Bincang problem-problem menulis dengan mahasiswa STAIL tidak terencana tapi terjadi. Ajaib memang. Dan, begitulah kehidupan.
Jadi, ceritanya, sebelum tiba di Stasiun Pasar Turi (26/5/24) pukul 04.00 WIB saya sempat menulis 2 bait tentang menulis. Qodarullah, ternyata itu adalah isyarat bahwa sore hari saya akan berbincang dengan Mahasiswa STAIL Surabaya. Dan, to the point mahasiswa menyampaikan problem-problem menulis yang mereka alami.
Orang bijak dahulu berkata, sedia payung sebelum hujan. Nah, itulah yang kurasakan. Allah bimbing sebelum menemukan medan untuk menebar kebaikan dengan sebuah “persiapan”.
2 Bait Itu
Inilah dua bait tentang menulis yang sempat saya goreskan sebelum turun dari Kereta Api Sembrani.
Menulis bagus
Menembus hati
Jadikan akal sadar dengan tulus
Buat kalimat mengajak tanpa kata “mari”
Tulisan itu bernyawa
Meski hanya rangkaian kata
Bukankah ada yg bangkit karena membaca
Dan, banyak yang mati karena buta aksara
Kesadaran seperti itu tampaknya jadi kesadaran Cicero. Ia berkata, “Sebuah ruangan tanpa buku seperti tubuh tanpa jiwa.”
Orang yang tidak membaca telah kehilangan akal, bahkan jiwa. Tak ada lagi guna nyawa, karena itu tak membawa kemajuan apapun.
Karena tidak membaca sama dengan tidak menggunakan mata, telinga, rasa, hati, dan jiwa. Selesailah sudah.
Problem Pertama
Problem pertama datang dari seorang mahasiswa. Ia mengaku kalau menulis sering kehilangan kata.
Sebenarnya kita tidak pernah kehilangan kata, yang terjadi adalah kita memang kurang perbendaharaan kosa kata.
Sebuah riset yang disampaikan seorang penggerak literasi, bahwa untuk berbicara dengan baik orang butuh 4000 – 6000 kata. Sedangkan menulis seseorang butuh 6000 – 8000 kata.
Artinya kalau seseorang ingin menulis dan ia belum membaca sebanyak jumlah kata itu, dia pasti akan nyangkut, nyandet, mandek, atau bahkan buntu.

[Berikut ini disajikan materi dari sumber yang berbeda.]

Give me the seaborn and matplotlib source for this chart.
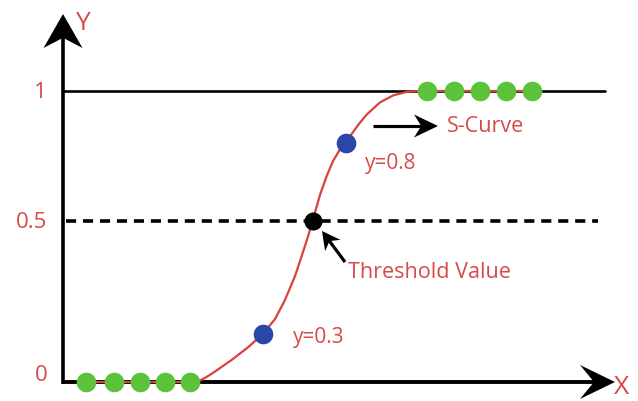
import numpy as np
import pandas as pd
import seaborn as sns
import matplotlib
matplotlib.use("Agg")
import matplotlib.pyplot as plt
from matplotlib.patches import Polygon
from matplotlib.transforms import IdentityTransform

curve_x = [23, 134, 143, 152, 168.7, 185.3, 199.7, 212, 222, 232, 238.7, 245.3,
           249.5, 257, 263.7, 270, 276, 282.5, 289, 296, 303.7, 317, 330.3,
           343.7, 354, 469]
curve_y = [0.0, 0.0, 0.016, 0.036, 0.076, 0.120, 0.165, 0.216, 0.282, 0.364,
           0.433, 0.503, 0.553, 0.643, 0.708, 0.759, 0.794, 0.823, 0.854, 0.887,
           0.919, 0.961, 0.985, 0.997, 1.0, 1.0]

green_x = [23, 51, 77, 102, 127, 364, 391, 417, 443, 469]
green_y = [0, 0, 0, 0, 0, 1, 1, 1, 1, 1]

blue_x = [199.7, 282.5]
blue_y = [0.165, 0.82]
blue_labels = ["y=0.3", "y=0.8"]

threshold_x = 249.5
threshold_y = 0.553

ytick_pos = [0, threshold_y, 1]
ytick_labels = ["0", "0.5", "1"]

RED = "#d9423c"
TXT = "#d64a47"
GREEN = "#5cc23a"
BLUE = "#2a47a8"
PX = 291  # pixels per y unit

sns.set_style("white")
plt.rcParams['font.family'] = ['Open Sans', 'DejaVu Sans']

fig = plt.figure(figsize=(6.38, 4.02), dpi=100)
ax = fig.add_axes([0, 0, 1, 1])
ax.set_xlim(-63, 575)
ax.set_ylim(-19 / PX, 383 / PX)
ax.axis("off")


def arrow(tip, tail, length, half_w, lw, notch=0.7):
    # line plus a concave (stealth) head, head size in pixels
    t = ax.transData.transform(tip)
    s = ax.transData.transform(tail)
    u = (t - s) / np.hypot(*(t - s))
    n = np.array([-u[1], u[0]])
    back = t - length * notch * u
    ax.plot([s[0], back[0]], [s[1], back[1]], color="black", lw=lw,
            transform=IdentityTransform(), solid_capstyle="butt", zorder=2)
    head = [t, t - length * u + half_w * n, back, t - length * u - half_w * n]
    ax.add_patch(Polygon(head, closed=True, color="black", lw=0,
                         transform=IdentityTransform(), zorder=2))


# reference lines
ax.plot([0, 542], [1, 1], color="black", lw=1.9, zorder=1)
ax.plot([3, 535], [threshold_y, threshold_y], color="black", lw=2.6,
        linestyle=(0, (2.8, 1.9)), zorder=1)

# axes
arrow((0, 368 / PX), (0, -2 / PX), 34, 19.5, 2.6)
arrow((552, 0), (-1.5, 0), 35, 17, 2.8, notch=0.6)

# curve and points
df = pd.DataFrame({"x": curve_x, "y": curve_y})
sns.lineplot(data=df, x="x", y="y", color=RED, lw=1.6, sort=False, ax=ax, zorder=3)
sns.scatterplot(x=green_x, y=green_y, color=GREEN, s=200, linewidth=0, ax=ax, zorder=4)
sns.scatterplot(x=blue_x, y=blue_y, color=BLUE, s=200, linewidth=0, ax=ax, zorder=4)
sns.scatterplot(x=[threshold_x], y=[threshold_y], color="black", s=170, linewidth=0,
                ax=ax, zorder=4)

# annotations
arrow((375, 256 / PX), (310, 256 / PX), 24, 11.5, 2.3)
arrow((259, 151 / PX), (282, 120 / PX), 18, 9.5, 2.3)
ax.text(384, 256 / PX, "S-Curve", color=TXT, fontsize=15.5, va="center", ha="left")
ax.text(285, 111 / PX, "Threshold Value", color=TXT, fontsize=15.5, va="center",
        ha="left")
ax.text(blue_x[0] + 30, 45 / PX, blue_labels[0], color=TXT, fontsize=15,
        va="center", ha="left")
ax.text(blue_x[1] + 19, 220 / PX, blue_labels[1], color=TXT, fontsize=15,
        va="center", ha="left")

for pos, lab in zip(ytick_pos, ytick_labels):
    ax.text(-15 if pos == 0 else -16, pos + (0.025 if pos == 0 else 0), lab,
            color=TXT, fontsize=16, va="center", ha="right")

ax.text(19, 360 / PX, "Y", color=TXT, fontsize=19, va="center", ha="center")
ax.text(559, -5 / PX, "X", color=TXT, fontsize=19, va="center", ha="center")

fig.savefig("out.png", dpi=100)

Baca Lagi: Menulis itu Memulai
Solusinya satu, rajin membaca, membaca lagi, membaca terus dan membaca sebanyak-banyaknya.
Problem Kedua
Problem kedua datang dari seorang mahasiswi, ia bercadar dengan antusias yang terus memancar.
“Bagaimana membuat judul yang bagus?”
Membuat judul banyak jadi masalah teman-teman yang baru belajar menulis. Tetapi sebenarnya yang sangat penting bagi pemula adalah apa gagasannya.
Kalau jelas gagasan, orang mudah mengutak-atik judul agar menarik. Tetapi kalau orang punya judul bagus, tapi gagasannya tidak ada (tidak utuh) ia juga tidak akan bisa mewujudkannya dalam tulisan dengan mudah, dengan baik, dan dengan tuntas.
Problem Ketiga
Malas. Ya, seorang mahasiswi tanpa kutahu siapa yang berkata, tapi terdengar satu kelas, bahwa problem menulis yang berat adalah mengatasi sikap malas.
Malas termasuk penyakit berat. Orang yang malas pasti akan kehilangan peluang, sukses terhambat, dan banyak membuang-buang waktu.
Jadi, kalau soal malas bukan hanya menulis, membaca juga banyak yang malas, termasuk malas berpikir.
Solusi dari sikap malas, Nabi SAW memberikan teladan, yaitu berdoa.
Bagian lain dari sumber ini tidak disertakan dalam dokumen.